> _Work instructions_: Below are entries. Give back exactly the lines from the one containing "Reproduce this chart with Plotly.js." through the one containing "const xTicks = [0, 20, 40, 60, 80, 100, 120];", inclusive, without the pictures.
***** Material for this task
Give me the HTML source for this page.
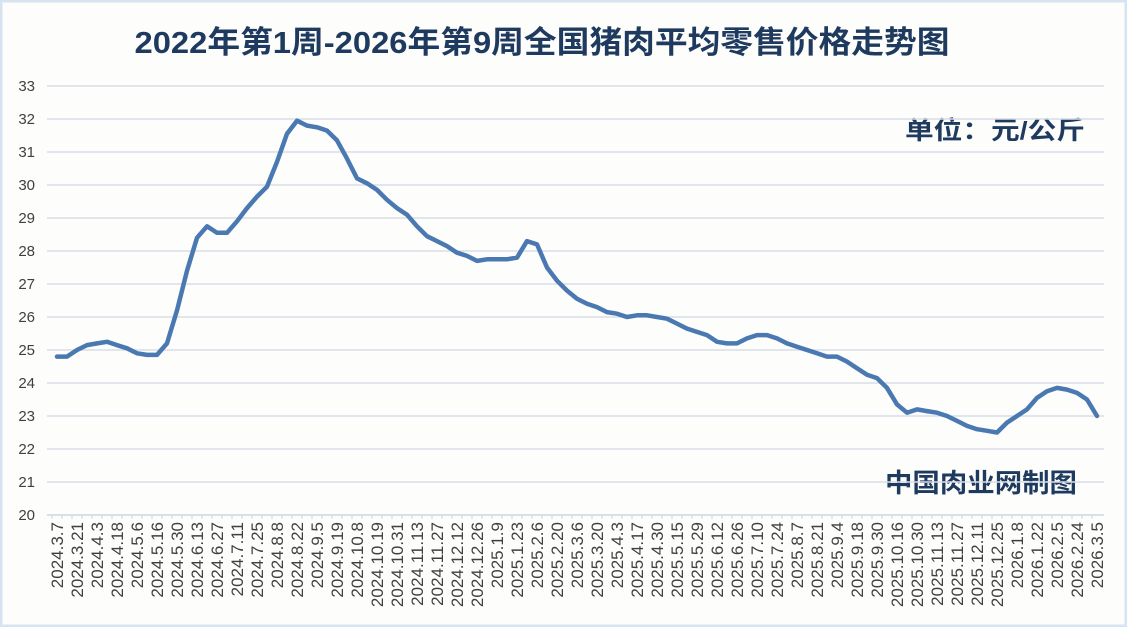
<!DOCTYPE html>
<html><head><meta charset="utf-8"><style>
html,body{margin:0;padding:0;background:#fff;}
#wrap{position:relative;width:1127px;height:627px;overflow:hidden;background:#fdfdfd;}
svg text{font-family:"Liberation Sans","Noto Sans CJK SC",sans-serif;}
</style></head><body>
<div id="wrap">
<svg id="chart" width="1127" height="627" xmlns="http://www.w3.org/2000/svg">
<rect x="1" y="1" width="1125" height="625" fill="#fdfdfc" stroke="#d6e3f0" stroke-width="3"/>
<text x="542" y="53" text-anchor="middle" font-size="31" font-weight="bold" fill="#1f3a5f" textLength="815" lengthAdjust="spacingAndGlyphs">2022年第1周-2026年第9周全国猪肉平均零售价格走势图</text>
<text x="995" y="139" text-anchor="middle" font-size="25" font-weight="bold" fill="#1f3a5f" textLength="180" lengthAdjust="spacingAndGlyphs">单位：元/公斤</text>
<text x="981" y="492" text-anchor="middle" font-size="26" font-weight="bold" fill="#1f3a5f" textLength="192" lengthAdjust="spacingAndGlyphs">中国肉业网制图</text>
<g id="grid"></g><g id="yticks"></g><g id="xticks"></g><g id="series"></g>
</svg>
</div>
<script>
const categories = ["2024.3.7","","2024.3.21","","2024.4.3","","2024.4.18","","2024.5.6","","2024.5.16","","2024.5.30","","2024.6.13","","2024.6.27","","2024.7.11","","2024.7.25","","2024.8.8","","2024.8.22","","2024.9.5","","2024.9.19","","2024.10.8","","2024.10.19","","2024.10.31","","2024.11.13","","2024.11.27","","2024.12.12","","2024.12.26","","2025.1.9","","2025.1.23","","2025.2.6","","2025.2.20","","2025.3.6","","2025.3.20","","2025.4.3","","2025.4.17","","2025.4.30","","2025.5.15","","2025.5.29","","2025.6.12","","2025.6.26","","2025.7.10","","2025.7.24","","2025.8.7","","2025.8.21","","2025.9.4","","2025.9.18","","2025.9.30","","2025.10.16","","2025.10.30","","2025.11.13","","2025.11.27","","2025.12.11","","2025.12.25","","2026.1.8","","2026.1.22","","2026.2.5","","2026.2.24","","2026.3.5"];
const prices = [24.8,24.8,25.0,25.15,25.2,25.25,25.15,25.05,24.9,24.85,24.85,25.2,26.2,27.4,28.4,28.75,28.55,28.55,28.9,29.3,29.65,29.95,30.7,31.55,31.95,31.8,31.75,31.65,31.35,30.8,30.2,30.05,29.85,29.55,29.3,29.1,28.75,28.45,28.3,28.15,27.95,27.85,27.7,27.75,27.75,27.75,27.8,28.3,28.2,27.5,27.1,26.8,26.55,26.4,26.3,26.15,26.1,26.0,26.05,26.05,26.0,25.95,25.8,25.65,25.55,25.45,25.25,25.2,25.2,25.35,25.45,25.45,25.35,25.2,25.1,25.0,24.9,24.8,24.8,24.65,24.45,24.25,24.15,23.85,23.35,23.1,23.2,23.15,23.1,23.0,22.85,22.7,22.6,22.55,22.5,22.8,23.0,23.2,23.55,23.75,23.85,23.8,23.7,23.5,23.0];
const yTicks = [20,21,22,23,24,25,26,27,28,29,30,31,32,33];

const NS="http://www.w3.org/2000/svg";
const X0=47,X1=1104,Y0=515,Y1=86,YMIN=20,YMAX=33;
const FIRST=57,LAST=1097;
const step=(LAST-FIRST)/(categories.length-1);
function xs(i){return FIRST+step*i;}
function ys(v){return Y0-(v-YMIN)/(YMAX-YMIN)*(Y0-Y1);}
function mk(tag,attrs,parent){const e=document.createElementNS(NS,tag);for(const k in attrs)e.setAttribute(k,attrs[k]);parent.appendChild(e);return e;}
const grid=document.getElementById('grid'),yt=document.getElementById('yticks'),xt=document.getElementById('xticks'),ser=document.getElementById('series');
yTicks.forEach(v=>{
  const l=mk('line',{x1:X0,x2:X1,y1:ys(v),y2:ys(v),stroke:v===YMIN?'#cfd6e0':'#d9dee7','stroke-width':1.5},grid);
  
  
  const t=mk('text',{x:35,y:ys(v)+5,'text-anchor':'end','font-size':15,fill:'#404040'},yt);
  t.textContent=v;
  
  
});
categories.forEach((c,i)=>{
  const tk=mk('line',{x1:xs(i)-step/2,x2:xs(i)-step/2,y1:Y0,y2:Y0+4,stroke:'#cfd6e0','stroke-width':1},xt);
  
  
  if(c){
    const x=xs(i)+6,y=Y0+7;
    const t=mk('text',{x:x,y:y,'text-anchor':'end','font-size':17,fill:'#404040',transform:'rotate(-90 '+x+' '+y+')'},xt);
    t.textContent=c;
    
    
  }
});
const d=prices.map((v,i)=>(i?'L':'M')+xs(i).toFixed(1)+' '+ys(v).toFixed(1)).join(' ');
const p=mk('path',{d:d,fill:'none',stroke:'#4a79b2','stroke-width':4.5,'stroke-linejoin':'round','stroke-linecap':'round'},ser);


</script>
</body></html>
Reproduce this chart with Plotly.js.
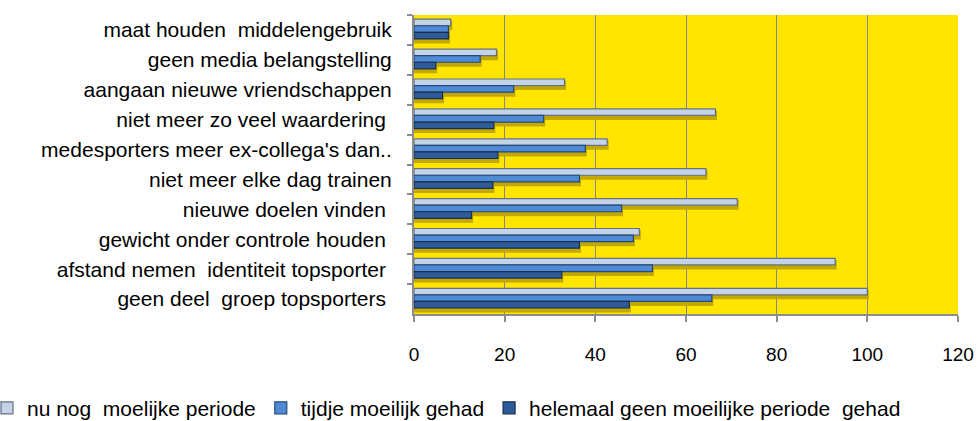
<!DOCTYPE html>
<html>
<head>
<meta charset="utf-8">
<script src="https://cdn.plot.ly/plotly-3.0.1.min.js"></script>
<style>html,body{margin:0;padding:0;background:#fff;}#chart{width:977px;height:421px;}</style>
</head>
<body>
<div id="chart"></div>
<script>
const categories = [
  "maat houden  middelengebruik",
  "geen media belangstelling",
  "aangaan nieuwe vriendschappen",
  "niet meer zo veel waardering\u00a0",
  "medesporters meer ex-collega's dan..",
  "niet meer elke dag trainen",
  "nieuwe doelen vinden\u00a0",
  "gewicht onder controle houden\u00a0",
  "afstand nemen  identiteit topsporter\u00a0",
  "geen deel  groep topsporters\u00a0"
];
const seriesNames = ["nu nog  moelijke periode", "tijdje moeilijk gehad", "helemaal geen moeilijke periode  gehad"];
const nuNog    = [8.1, 18.2, 33.2, 66.5, 42.6, 64.4, 71.3, 49.7, 92.9, 100];
const tijdje   = [7.6, 14.6, 22.0, 28.6, 37.8, 36.5, 45.8, 48.4, 52.6, 65.7];
const helemaal = [7.6, 4.8, 6.3, 17.6, 18.5, 17.4, 12.7, 36.5, 32.6, 47.5];
const xTicks = [0, 20, 40, 60, 80, 100, 120];

const fills = ["#c4d4e8", "#4f8ad4", "#2f5c98"];
const lines = ["#66707f", "#27487a", "#182f52"];
const vals = [nuNog, tijdje, helemaal];
const barW = 0.22;
const offsets = [-0.36, -0.14, 0.08];

const shadows = vals.map((v, i) => ({
  type: "bar", orientation: "h",
  x: v, y: categories,
  width: barW, offset: offsets[i] + 0.1,
  marker: {color: "#c2a800", line: {color: "#c2a800", width: 3}},
  showlegend: false, hoverinfo: "skip"
}));

const bars = vals.map((v, i) => ({
  type: "bar",
  orientation: "h",
  name: seriesNames[i],
  x: v,
  y: categories,
  width: barW,
  offset: offsets[i],
  marker: {color: fills[i], line: {color: lines[i], width: 1.2}},
  hoverinfo: "x+y"
}));

const layout = {
  width: 977, height: 421,
  margin: {l: 414, r: 19, t: 15, b: 107, autoexpand: false},
  paper_bgcolor: "#ffffff",
  plot_bgcolor: "#ffe500",
  barmode: "overlay",
  font: {family: "Liberation Sans, Arial, sans-serif", size: 20, color: "#000"},
  xaxis: {
    range: [0, 120],
    tickvals: xTicks,
    ticktext: xTicks.map(String),
    showgrid: true, gridcolor: "#85858f", gridwidth: 1,
    zeroline: false,
    showline: true, linecolor: "#8c8c8c", linewidth: 2,
    ticks: "outside", ticklen: 6, tickcolor: "#8c8c8c", tickwidth: 2,
    ticklabelstandoff: 16,
    tickfont: {size: 19, family: "Liberation Sans, Arial, sans-serif"},
    automargin: false,
    fixedrange: true
  },
  yaxis: {
    type: "category",
    autorange: "reversed",
    showgrid: false,
    showline: true, linecolor: "#8c8c8c", linewidth: 2,
    ticks: "outside", ticklen: 5, tickcolor: "#8c8c8c", tickwidth: 2,
    tickson: "boundaries",
    ticklabelstandoff: 16,
    tickfont: {size: 21, family: "Liberation Sans, Arial, sans-serif"},
    automargin: false,
    fixedrange: true
  },
  showlegend: true,
  legend: {
    orientation: "h",
    x: -0.785, xanchor: "left",
    y: -0.315, yanchor: "middle",
    font: {size: 21, family: "Liberation Sans, Arial, sans-serif"},
    itemwidth: 30,
    traceorder: "normal",
    bgcolor: "rgba(0,0,0,0)"
  }
};

Plotly.newPlot("chart", shadows.concat(bars), layout, {displayModeBar: false, staticPlot: true});
</script>
</body>
</html>
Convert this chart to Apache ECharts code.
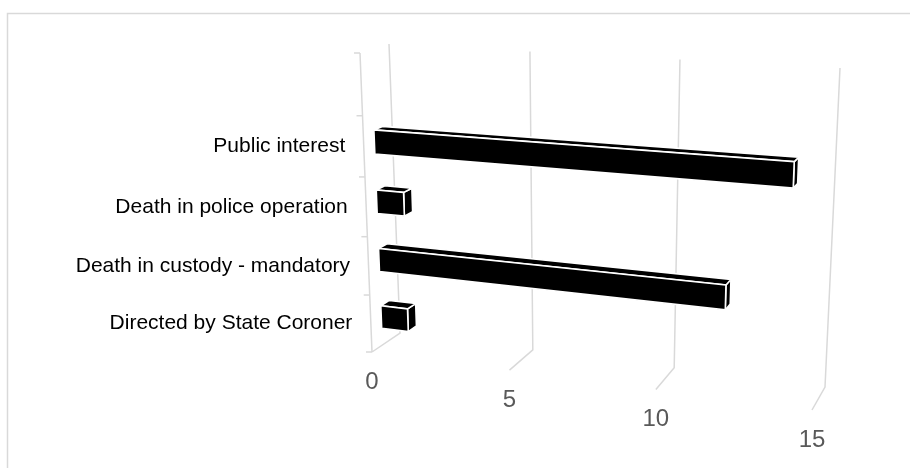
<!DOCTYPE html>
<html>
<head>
<meta charset="utf-8">
<title>Inquest reasons</title>
<script src="https://cdn.jsdelivr.net/npm/echarts@6.0.0/dist/echarts.min.js"></script>
<style>
  html, body { margin: 0; padding: 0; background: #fff; }
  #chart { width: 910px; height: 468px; }
</style>
</head>
<body>
<div id="chart"></div>
<script>
// categories listed bottom to top, as the category axis counts them
const categories = ['Directed by State Coroner', 'Death in custody - mandatory', 'Death in police operation', 'Public interest'];
const values = [1, 12, 1, 14];
const valueTicks = [0, 5, 10, 15];

// corners of the perspective box (front d=0 / back d=1, left u=0 / right u=1, floor h=0 / top h=1)
const F00 = [372, 352], F10 = [812, 410], F01 = [360, 53], F11 = [826, 80];
const B00 = [400, 333], B10 = [825, 387], B01 = [389, 44], B11 = [840, 68];
const RU = 1.1, RH = 1.062;   // foreshortening along value / height
const D0 = 0.37, D1 = 0.67;   // depth taken by the bars
const GRID = '#d9d9d9';
const FONT = '"Liberation Sans", Arial, sans-serif';

function bil(p00, p10, p01, p11, U, H) {
  const x = p00[0] * (1 - U) * (1 - H) + p10[0] * U * (1 - H) + p01[0] * (1 - U) * H + p11[0] * U * H;
  const y = p00[1] * (1 - U) * (1 - H) + p10[1] * U * (1 - H) + p01[1] * (1 - U) * H + p11[1] * U * H;
  return [x, y];
}

function proj(u, h, d) {
  const U = u / (u + (1 - u) * RU);
  const H = h / (h + (1 - h) * RH);
  const f = bil(F00, F10, F01, F11, U, H);
  const b = bil(B00, B10, B01, B11, U, H);
  return [f[0] + (b[0] - f[0]) * d, f[1] + (b[1] - f[1]) * d];
}

// pixel from the hidden cartesian grid -> unit cube coords
function toU(cs, px) { return (px - cs.x) / cs.width; }
function toH(cs, py) { return (cs.y + cs.height - py) / cs.height; }

function renderGridLine(params, api) {
  const cs = params.coordSys;
  const v = api.value(0);
  const u = toU(cs, api.coord([v, 0])[0]);
  const top = proj(u, 1, 1), bot = proj(u, 0, 1), front = proj(u, 0, 0);
  return {
    type: 'group',
    children: [
      { type: 'polyline', shape: { points: [top, bot, front] },
        style: { stroke: GRID, lineWidth: 1.5, fill: null } },
      { type: 'text', x: front[0], y: front[1] + 30,
        style: { text: String(v), fill: '#595959', font: '24px ' + FONT, align: 'center', verticalAlign: 'middle' } }
    ]
  };
}

function renderWall(params, api) {
  const cs = params.coordSys;
  const band = api.size([0, 1])[1] / cs.height;
  const children = [
    { type: 'line', shape: { x1: proj(0, 0, 0)[0], y1: proj(0, 0, 0)[1], x2: proj(0, 1, 0)[0], y2: proj(0, 1, 0)[1] },
      style: { stroke: GRID, lineWidth: 1.5 } }
  ];
  for (let h = 0; h <= 1 + 1e-6; h += band) {
    const p = proj(0, h, 0);
    children.push({ type: 'line', shape: { x1: p[0] - 6, y1: p[1], x2: p[0], y2: p[1] },
      style: { stroke: GRID, lineWidth: 1.5 } });
  }
  return { type: 'group', children: children };
}

function renderLabel(params, api) {
  const cs = params.coordSys;
  const h = toH(cs, api.coord([0, api.value(1)])[1]);
  const p = proj(0, h, 0);
  return { type: 'text', x: p[0] - 18.5, y: p[1],
    style: { text: categories[params.dataIndex], fill: '#000', font: '21px ' + FONT, align: 'right', verticalAlign: 'middle' } };
}

function renderBar(params, api) {
  const cs = params.coordSys;
  const k = api.value(1);
  const u1 = toU(cs, api.coord([api.value(0), k])[0]);
  const hc = toH(cs, api.coord([0, k])[1]);
  const half = api.size([0, 1])[1] / cs.height * 0.2;
  const hb = hc - half, ht = hc + half;
  const style = { fill: '#000', stroke: '#fff', lineWidth: 1.6, lineJoin: 'miter' };
  return {
    type: 'group',
    children: [
      { type: 'polygon', shape: { points: [proj(u1, hb, D0), proj(u1, hb, D1), proj(u1, ht, D1), proj(u1, ht, D0)] }, style: style },
      { type: 'polygon', shape: { points: [proj(0, ht, D0), proj(u1, ht, D0), proj(u1, ht, D1), proj(0, ht, D1)] }, style: style },
      { type: 'polygon', shape: { points: [proj(0, hb, D0), proj(u1, hb, D0), proj(u1, ht, D0), proj(0, ht, D0)] }, style: style }
    ]
  };
}

const chart = echarts.init(document.getElementById('chart'));
chart.setOption({
  animation: false,
  backgroundColor: '#fff',
  graphic: [{
    type: 'rect', left: 5, top: 11, shape: { width: 1000, height: 1000 },
    style: { fill: null, stroke: GRID, lineWidth: 1.5 }, z: -1
  }],
  grid: { left: 0, top: 0, right: 0, bottom: 0 },
  xAxis: { type: 'value', show: false, min: 0, max: 15, interval: 5 },
  yAxis: { type: 'category', show: false, data: categories, max: categories.length },
  series: [
    { type: 'custom', renderItem: renderGridLine, data: valueTicks.map(v => [v, 0]), z: 1, silent: true },
    { type: 'custom', renderItem: renderWall, data: [[0, 0]], z: 1, silent: true },
    { type: 'custom', renderItem: renderLabel, data: categories.map((c, i) => [0, i]), z: 2, silent: true },
    { type: 'custom', renderItem: renderBar, data: values.map((v, i) => [v, i]), z: 3 }
  ]
});
</script>
</body>
</html>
**********
> _Result of this task_:
Reproduce this chart with Plotly.js.
<!DOCTYPE html>
<html>
<head>
<meta charset="utf-8">
<script src="https://cdn.plot.ly/plotly-3.0.1.min.js"></script>
<style>html,body{margin:0;padding:0;background:#fff;}#chart{width:977px;height:421px;}</style>
</head>
<body>
<div id="chart"></div>
<script>
const categories = [
  "maat houden  middelengebruik",
  "geen media belangstelling",
  "aangaan nieuwe vriendschappen",
  "niet meer zo veel waardering\u00a0",
  "medesporters meer ex-collega's dan..",
  "niet meer elke dag trainen",
  "nieuwe doelen vinden\u00a0",
  "gewicht onder controle houden\u00a0",
  "afstand nemen  identiteit topsporter\u00a0",
  "geen deel  groep topsporters\u00a0"
];
const seriesNames = ["nu nog  moelijke periode", "tijdje moeilijk gehad", "helemaal geen moeilijke periode  gehad"];
const nuNog    = [8.1, 18.2, 33.2, 66.5, 42.6, 64.4, 71.3, 49.7, 92.9, 100];
const tijdje   = [7.6, 14.6, 22.0, 28.6, 37.8, 36.5, 45.8, 48.4, 52.6, 65.7];
const helemaal = [7.6, 4.8, 6.3, 17.6, 18.5, 17.4, 12.7, 36.5, 32.6, 47.5];
const xTicks = [0, 20, 40, 60, 80, 100, 120];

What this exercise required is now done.